#### WORK TO DO
All of the material below is to be retyped exactly.
----------
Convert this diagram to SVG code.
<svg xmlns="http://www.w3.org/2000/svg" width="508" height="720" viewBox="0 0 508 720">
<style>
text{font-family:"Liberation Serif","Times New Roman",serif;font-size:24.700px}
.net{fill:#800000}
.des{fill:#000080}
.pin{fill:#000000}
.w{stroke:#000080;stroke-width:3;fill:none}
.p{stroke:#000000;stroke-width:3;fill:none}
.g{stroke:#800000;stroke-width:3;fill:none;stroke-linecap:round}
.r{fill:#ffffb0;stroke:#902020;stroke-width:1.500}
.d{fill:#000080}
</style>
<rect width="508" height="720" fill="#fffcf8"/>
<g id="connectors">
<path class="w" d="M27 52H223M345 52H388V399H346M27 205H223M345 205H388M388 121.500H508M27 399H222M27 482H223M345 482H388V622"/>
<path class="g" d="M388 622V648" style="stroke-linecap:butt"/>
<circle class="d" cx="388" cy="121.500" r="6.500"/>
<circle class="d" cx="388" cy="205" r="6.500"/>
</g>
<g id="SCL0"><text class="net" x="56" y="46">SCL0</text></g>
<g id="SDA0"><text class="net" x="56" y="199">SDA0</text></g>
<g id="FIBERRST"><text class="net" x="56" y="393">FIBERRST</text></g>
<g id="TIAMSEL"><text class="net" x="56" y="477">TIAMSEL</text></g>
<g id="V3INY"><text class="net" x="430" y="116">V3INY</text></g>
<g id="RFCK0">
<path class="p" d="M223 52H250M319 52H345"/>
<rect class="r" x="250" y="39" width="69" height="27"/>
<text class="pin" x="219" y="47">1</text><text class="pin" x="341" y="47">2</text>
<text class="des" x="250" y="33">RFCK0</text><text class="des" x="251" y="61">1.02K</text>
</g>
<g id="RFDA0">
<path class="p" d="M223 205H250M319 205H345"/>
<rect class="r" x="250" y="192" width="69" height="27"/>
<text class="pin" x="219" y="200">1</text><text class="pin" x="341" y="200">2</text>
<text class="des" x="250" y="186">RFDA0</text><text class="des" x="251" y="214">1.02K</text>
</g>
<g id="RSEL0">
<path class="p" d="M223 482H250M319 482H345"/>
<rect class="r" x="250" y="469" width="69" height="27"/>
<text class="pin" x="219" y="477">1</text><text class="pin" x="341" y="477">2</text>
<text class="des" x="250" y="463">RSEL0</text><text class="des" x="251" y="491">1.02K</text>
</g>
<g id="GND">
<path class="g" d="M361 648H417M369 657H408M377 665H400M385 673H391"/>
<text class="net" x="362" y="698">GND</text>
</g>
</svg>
----------
#### COMPLETE ANSWER
Convert this diagram to SVG code.
<svg xmlns="http://www.w3.org/2000/svg" width="508" height="720" viewBox="0 0 508 720">
<style>
text{font-family:"Liberation Serif","Times New Roman",serif;font-size:24.700px}
.net{fill:#800000}
.des{fill:#000080}
.pin{fill:#000000}
.w{stroke:#000080;stroke-width:3;fill:none}
.p{stroke:#000000;stroke-width:3;fill:none}
.g{stroke:#800000;stroke-width:3;fill:none;stroke-linecap:round}
.r{fill:#ffffb0;stroke:#902020;stroke-width:1.500}
.d{fill:#000080}
</style>
<rect width="508" height="720" fill="#fffcf8"/>
<g id="connectors">
<path class="w" d="M27 52H223M345 52H388V399H346M27 205H223M345 205H388M388 121.500H508M27 399H222M27 482H223M345 482H388V622"/>
<path class="g" d="M388 622V648" style="stroke-linecap:butt"/>
<circle class="d" cx="388" cy="121.500" r="6.500"/>
<circle class="d" cx="388" cy="205" r="6.500"/>
</g>
<g id="SCL0"><text class="net" x="56" y="46">SCL0</text></g>
<g id="SDA0"><text class="net" x="56" y="199">SDA0</text></g>
<g id="FIBERRST"><text class="net" x="56" y="393">FIBERRST</text></g>
<g id="TIAMSEL"><text class="net" x="56" y="477">TIAMSEL</text></g>
<g id="V3INY"><text class="net" x="430" y="116">V3INY</text></g>
<g id="RFCK0">
<path class="p" d="M223 52H250M319 52H345"/>
<rect class="r" x="250" y="39" width="69" height="27"/>
<text class="pin" x="219" y="47">1</text><text class="pin" x="341" y="47">2</text>
<text class="des" x="250" y="33">RFCK0</text><text class="des" x="251" y="61">1.02K</text>
</g>
<g id="RFDA0">
<path class="p" d="M223 205H250M319 205H345"/>
<rect class="r" x="250" y="192" width="69" height="27"/>
<text class="pin" x="219" y="200">1</text><text class="pin" x="341" y="200">2</text>
<text class="des" x="250" y="186">RFDA0</text><text class="des" x="251" y="214">1.02K</text>
</g>
<g id="RSEL0">
<path class="p" d="M223 482H250M319 482H345"/>
<rect class="r" x="250" y="469" width="69" height="27"/>
<text class="pin" x="219" y="477">1</text><text class="pin" x="341" y="477">2</text>
<text class="des" x="250" y="463">RSEL0</text><text class="des" x="251" y="491">1.02K</text>
</g>
<g id="GND">
<path class="g" d="M361 648H417M369 657H408M377 665H400M385 673H391"/>
<text class="net" x="362" y="698">GND</text>
</g>
</svg>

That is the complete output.